This week I entered a photo competition coordinated by my friends Jenn and Gabrielle (through their organization The Spotlight Project) for which the theme was “Show us your neighbourhood’s personality”. Dan and I both submitted photos which you can see in the online gallery here. Looking through the entries got me thinking about my neighbourhood here in Quito and how it has gradually, imperceptibly, become a part of me.
When I think of what defines my community here I think of the taxi drivers who have engaged me in fascinating, educational conversations, and others who have seen my gringa face and done their best to swindle me. I think of the graffiti that covers the abandoned buildings and walls of the city- it is sometimes political, sometimes crude, and often very beautiful. I will remember Quito through the lens of Parque Carolina on Sunday afternoons, filled with amorous couples, soccer-playing families and endless children. Unfortunately, what I will also remember is the sight of Styrofoam containers, wrappers and empty pop bottles that overflow out of the garbage cans and coat every free spot of grass. I will remember the grinding poverty reflected in the faces of the kids juggling limes at intersections. I will think of salsa music, ceviche, empanadas, and the warmth of the people who have made us feel at home here.
I have to wonder: to what extent do the places in which we live become a part of us? When we leave, how much of our experience lingers – what do we take with us?
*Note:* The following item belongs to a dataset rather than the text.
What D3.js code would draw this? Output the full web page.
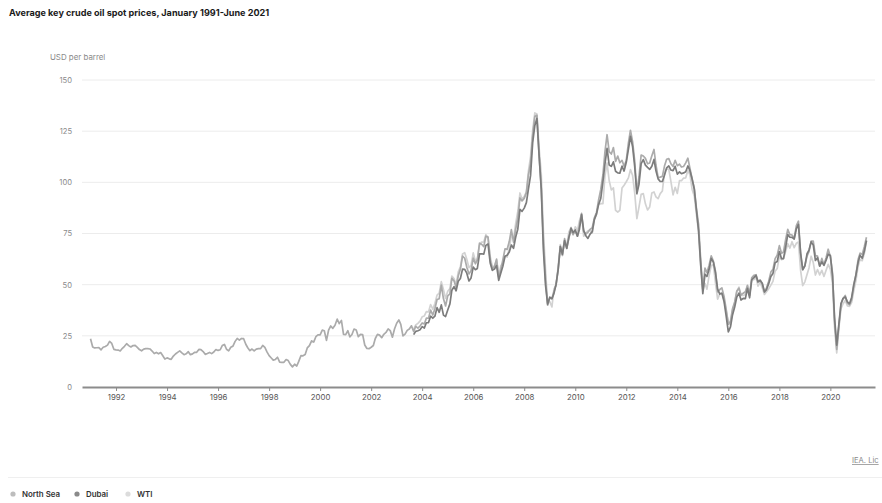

More importantly, perhaps, what do we leave behind?
Reading my friend (and co-worker) Holly's recent blog post made me realize that what matters most about our experience in Quito may be the relationships that have grown during our time here. Living and working in a culture that is sometimes delightful and sometimes baffling has caused us teachers to forge a deep bond built on shared experience (dare I compare it to a soldier at war?) I hope we will all keep in touch - but the truth is we will all move on to vastly different experiences and, Facebook and Skype notwithstanding, those relationships will change.
In school, likewise, I am sure some students will forget our names by September, but perhaps there will be one or two who will have been changed in some way, who will remember me or Dan as a person who made an impact on their life. I hope so. In a life and a world that is so transient, I like to think that a human connection is what makes life meaningful, and what helps us appreciate the here and the now. I hope that over the next few weeks I will remember to cherish this place- and the people that populate my little world here - to the fullest.